Step up to the top of the small bridge when we reach the bottom. You can try to scrape some of the mud off of your shoes here. See where other people have done the same along the edge? It’s no wonder people make bricks out of this mud. It is very sticky and stubborn to remove. It’s ok to have a chuckle when you hear the children and ladies speaking about us as they fill up their buckets. They are still getting used to seeing wazungus. Wave to them with a ‘jambo sana’, reply to their inquires of ‘how are you?’, and we’ll move on.

Ready for the climb? Up the other side of the deep valley. Don’t be fooled – the hill doesn’t stop around the corner. You can really feel your quads now can’t you? One step after another, you’ll make it. Plus, the view from the top is breathtaking. Shake hands with the group of women we pass carrying empty buckets down. Isn’t it incredible that they can balance a 20kg water jug on their heads while walking up this steep slope? Doesn’t seem so hard now does it?

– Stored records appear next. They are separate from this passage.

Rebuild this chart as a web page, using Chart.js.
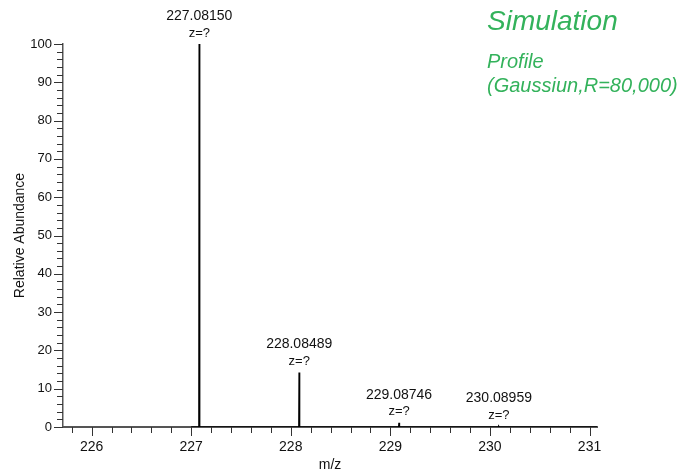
<!DOCTYPE html>
<html>
<head>
<meta charset="utf-8">
<script src="https://cdn.jsdelivr.net/npm/chart.js@4/dist/chart.umd.min.js"></script>
<style>
  html, body { margin: 0; padding: 0; background: #fff; }
  #wrap { width: 692px; height: 472px; }
</style>
</head>
<body>
<div id="wrap"><canvas id="espectro" width="692" height="472"></canvas></div>
<script>
const peakMz = [227.08150, 228.08489, 229.08746, 230.08959];
const peakAbundance = [100, 14.2, 1.1, 0.1];
const peakCharge = ['z=?', 'z=?', 'z=?', 'z=?'];

// Perfil (picos muy estrechos, R=80,000) sobre la linea base
const profileMz = [227.000, 227.0785, 227.0815, 227.0845, 228.0819, 228.08489, 228.0879,
                   229.0845, 229.08746, 229.0905, 230.0866, 230.08959, 230.0926, 231.075];
const profileAbundance = [0, 0, 100, 0, 0, 14.2, 0, 0, 1.1, 0, 0, 0.1, 0, 0];

// Ejes
const xMin = 225.713, xMax = 231.075;
const xMajorTicks = [226, 227, 228, 229, 230, 231];
const yMajorTicks = [0, 10, 20, 30, 40, 50, 60, 70, 80, 90, 100];

// Textos de la esquina
const simTitle = 'Simulation';
const simNotes = ['Profile', '(Gaussiun,R=80,000)'];

const FONT = "'Liberation Sans', Arial, sans-serif";
const GREEN = '#33b25b';

// Ticks menores: cada 0.2 en x, cada 2 en y
const xMinorTicks = [];
for (let v = 225.8; v < xMax; v += 0.2) {
    const r = Math.round(v * 10) / 10;
    if (!xMajorTicks.includes(r)) xMinorTicks.push(r);
}
const yMinorTicks = [];
for (let v = 2; v < 100; v += 2) {
    if (v % 10 !== 0) yMinorTicks.push(v);
}

const ejesYEtiquetas = {
    id: 'ejesYEtiquetas',
    afterDraw(chart) {
        const ctx = chart.ctx;
        const xs = chart.scales.x, ys = chart.scales.y;
        const area = chart.chartArea;
        ctx.save();
        ctx.strokeStyle = '#333';
        ctx.lineWidth = 1;
        ctx.beginPath();
        // ticks del eje x
        xMajorTicks.forEach(v => {
            const px = Math.round(xs.getPixelForValue(v)) + 0.5;
            ctx.moveTo(px, area.bottom); ctx.lineTo(px, area.bottom + 9);
        });
        xMinorTicks.forEach(v => {
            const px = Math.round(xs.getPixelForValue(v)) + 0.5;
            ctx.moveTo(px, area.bottom); ctx.lineTo(px, area.bottom + 6);
        });
        // ticks del eje y
        yMajorTicks.forEach(v => {
            const py = Math.round(ys.getPixelForValue(v)) + 0.5;
            ctx.moveTo(area.left, py); ctx.lineTo(area.left - 9, py);
        });
        yMinorTicks.forEach(v => {
            const py = Math.round(ys.getPixelForValue(v)) + 0.5;
            ctx.moveTo(area.left, py); ctx.lineTo(area.left - 6, py);
        });
        ctx.stroke();

        // etiquetas de los picos
        ctx.fillStyle = '#111';
        ctx.textAlign = 'center';
        ctx.textBaseline = 'middle';
        peakMz.forEach((mz, i) => {
            const px = xs.getPixelForValue(mz);
            const py = ys.getPixelForValue(peakAbundance[i]);
            ctx.font = '14px ' + FONT;
            ctx.fillText(mz.toFixed(5), px, py - 28);
            ctx.font = '13px ' + FONT;
            ctx.fillText(peakCharge[i], px, py - 11);
        });

        // texto verde de la simulacion
        ctx.fillStyle = GREEN;
        ctx.textAlign = 'left';
        ctx.textBaseline = 'alphabetic';
        ctx.font = 'italic 28px ' + FONT;
        ctx.fillText(simTitle, 487, 30);
        ctx.font = 'italic 20px ' + FONT;
        ctx.fillText(simNotes[0], 487, 68);
        ctx.fillText(simNotes[1], 487, 92);
        ctx.restore();
    }
};

new Chart(document.getElementById('espectro'), {
    type: 'line',
    data: {
        datasets: [{
            label: 'Profile',
            data: profileMz.map((mz, i) => ({ x: mz, y: profileAbundance[i] })),
            borderColor: '#000',
            borderWidth: 1.6,
            pointRadius: 0,
            fill: false,
            tension: 0
        }]
    },
    options: {
        responsive: false,
        animation: false,
        layout: { padding: { top: 44, right: 95, bottom: 0, left: 0 } },
        plugins: {
            legend: { display: false },
            tooltip: { enabled: false }
        },
        scales: {
            x: {
                type: 'linear',
                min: xMin,
                max: xMax,
                afterFit: s => { s.height = 45; },
                afterBuildTicks: s => { s.ticks = xMajorTicks.map(v => ({ value: v })); },
                ticks: {
                    autoSkip: false,
                    maxRotation: 0,
                    padding: 12,
                    color: '#111',
                    font: { family: FONT, size: 14 },
                    callback: v => String(v)
                },
                grid: { display: false, drawTicks: false },
                border: { display: true, color: '#555', width: 2 },
                title: {
                    display: true,
                    text: 'm/z',
                    color: '#111',
                    font: { family: FONT, size: 14, lineHeight: 1 },
                    padding: { top: 0, bottom: 0 }
                }
            },
            y: {
                min: 0,
                max: 100,
                afterFit: s => { s.width = 63; },
                afterBuildTicks: s => { s.ticks = yMajorTicks.map(v => ({ value: v })); },
                ticks: {
                    padding: 11,
                    color: '#111',
                    font: { family: FONT, size: 13 }
                },
                grid: { display: false, drawTicks: false },
                border: { display: true, color: '#555', width: 1.5 },
                title: {
                    display: true,
                    text: 'Relative Abundance',
                    color: '#111',
                    font: { family: FONT, size: 14, lineHeight: 1 },
                    padding: { top: 13, bottom: 0 }
                }
            }
        }
    },
    plugins: [ejesYEtiquetas]
});
</script>
</body>
</html>
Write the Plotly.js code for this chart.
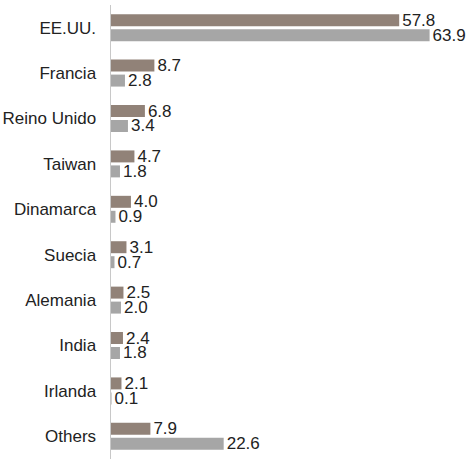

Finally – a breather. Soak in the sights of the layered tea fields set across the valley with meandering paths and towering gum trees lining the steep slope. Let’s continue. There’s the path that we’d take up to Fairview, but let’s see the Mudete market first. Around the edge of the valley, past the tall trees, and up one more slight incline. This is my favourite house to pass. The children always come running to greet us with excitement. One little girl is even courageous enough to offer her hand for a shake. I met her father on this path the other day. Apparently they harvest ground nuts – we must make a visit to try them one day.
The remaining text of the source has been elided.